### Working data
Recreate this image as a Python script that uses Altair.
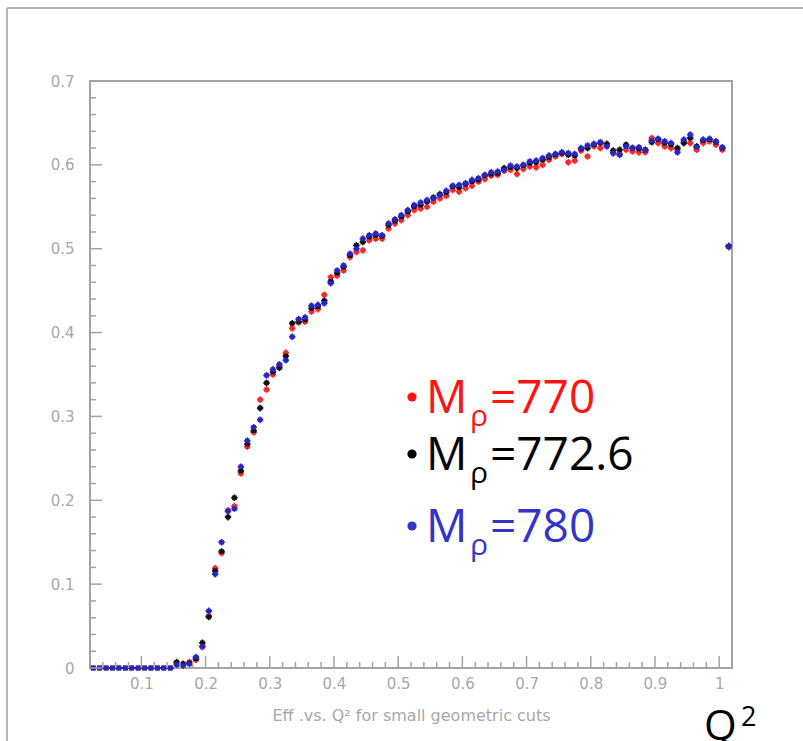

---

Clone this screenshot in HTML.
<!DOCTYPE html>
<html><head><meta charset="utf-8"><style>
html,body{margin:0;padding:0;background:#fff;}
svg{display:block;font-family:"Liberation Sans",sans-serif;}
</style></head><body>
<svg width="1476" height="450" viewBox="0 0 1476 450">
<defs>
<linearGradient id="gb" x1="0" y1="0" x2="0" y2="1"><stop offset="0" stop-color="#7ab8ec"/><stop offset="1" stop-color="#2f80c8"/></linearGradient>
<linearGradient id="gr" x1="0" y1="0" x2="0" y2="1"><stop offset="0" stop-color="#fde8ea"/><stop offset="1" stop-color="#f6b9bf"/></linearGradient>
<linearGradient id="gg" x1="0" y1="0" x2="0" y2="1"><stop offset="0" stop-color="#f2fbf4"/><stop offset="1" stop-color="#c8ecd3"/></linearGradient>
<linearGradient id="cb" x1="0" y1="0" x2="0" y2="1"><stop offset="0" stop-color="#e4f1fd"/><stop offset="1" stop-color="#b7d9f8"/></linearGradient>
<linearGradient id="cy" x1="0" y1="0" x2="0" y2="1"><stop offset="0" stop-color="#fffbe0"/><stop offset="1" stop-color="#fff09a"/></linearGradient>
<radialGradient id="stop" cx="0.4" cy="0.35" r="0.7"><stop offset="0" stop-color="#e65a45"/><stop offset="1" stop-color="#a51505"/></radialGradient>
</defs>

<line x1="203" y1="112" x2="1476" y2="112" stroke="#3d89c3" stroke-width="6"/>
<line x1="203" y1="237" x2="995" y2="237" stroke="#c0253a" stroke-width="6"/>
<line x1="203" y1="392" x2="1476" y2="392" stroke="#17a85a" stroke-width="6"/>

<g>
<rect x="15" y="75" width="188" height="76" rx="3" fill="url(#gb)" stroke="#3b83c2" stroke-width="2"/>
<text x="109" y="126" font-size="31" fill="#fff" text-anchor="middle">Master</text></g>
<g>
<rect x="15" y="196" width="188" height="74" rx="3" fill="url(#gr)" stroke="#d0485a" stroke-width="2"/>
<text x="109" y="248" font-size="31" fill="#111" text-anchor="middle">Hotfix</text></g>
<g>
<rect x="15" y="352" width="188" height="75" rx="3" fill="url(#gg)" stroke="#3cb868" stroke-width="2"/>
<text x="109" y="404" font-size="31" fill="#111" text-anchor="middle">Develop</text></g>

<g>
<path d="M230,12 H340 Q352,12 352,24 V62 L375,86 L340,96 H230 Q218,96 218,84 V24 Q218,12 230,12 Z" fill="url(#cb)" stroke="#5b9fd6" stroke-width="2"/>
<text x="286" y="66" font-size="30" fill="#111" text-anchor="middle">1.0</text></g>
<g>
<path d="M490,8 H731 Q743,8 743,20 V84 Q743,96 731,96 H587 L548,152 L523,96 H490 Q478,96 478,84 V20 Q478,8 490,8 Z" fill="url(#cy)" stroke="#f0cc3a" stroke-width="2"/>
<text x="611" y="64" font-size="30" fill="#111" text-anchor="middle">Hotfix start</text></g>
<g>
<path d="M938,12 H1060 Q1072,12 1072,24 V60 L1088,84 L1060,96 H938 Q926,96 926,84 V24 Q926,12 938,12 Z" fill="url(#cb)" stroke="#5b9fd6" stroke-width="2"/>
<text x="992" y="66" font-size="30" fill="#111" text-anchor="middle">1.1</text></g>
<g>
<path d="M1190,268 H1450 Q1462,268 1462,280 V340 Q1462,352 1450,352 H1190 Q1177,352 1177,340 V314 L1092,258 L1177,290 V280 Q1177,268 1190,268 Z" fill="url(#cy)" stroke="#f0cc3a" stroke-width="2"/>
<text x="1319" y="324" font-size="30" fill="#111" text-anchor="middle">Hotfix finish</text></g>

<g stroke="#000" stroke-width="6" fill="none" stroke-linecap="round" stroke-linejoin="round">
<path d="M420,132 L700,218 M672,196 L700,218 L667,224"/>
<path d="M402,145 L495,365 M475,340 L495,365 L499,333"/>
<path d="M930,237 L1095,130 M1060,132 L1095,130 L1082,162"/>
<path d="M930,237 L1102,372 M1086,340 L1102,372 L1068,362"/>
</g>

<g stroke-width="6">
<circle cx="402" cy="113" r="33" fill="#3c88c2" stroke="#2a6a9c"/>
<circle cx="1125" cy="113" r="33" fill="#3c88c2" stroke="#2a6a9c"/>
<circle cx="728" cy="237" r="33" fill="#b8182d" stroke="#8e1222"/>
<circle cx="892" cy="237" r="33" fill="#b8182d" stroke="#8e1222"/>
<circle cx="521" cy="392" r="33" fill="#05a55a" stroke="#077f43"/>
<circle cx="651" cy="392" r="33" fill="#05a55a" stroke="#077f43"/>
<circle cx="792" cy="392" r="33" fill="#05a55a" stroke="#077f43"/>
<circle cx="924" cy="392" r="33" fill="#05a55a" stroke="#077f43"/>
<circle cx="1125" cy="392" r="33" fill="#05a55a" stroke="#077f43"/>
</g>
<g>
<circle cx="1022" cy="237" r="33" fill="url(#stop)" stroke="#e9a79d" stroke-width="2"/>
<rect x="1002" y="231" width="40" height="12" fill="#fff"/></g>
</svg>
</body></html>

### Exercise brief
Look for the word "this" in every line of the listing and copy the lines that have it.

### Finished answer
Recreate this image as a Python script that uses Altair.
Clone this screenshot in HTML.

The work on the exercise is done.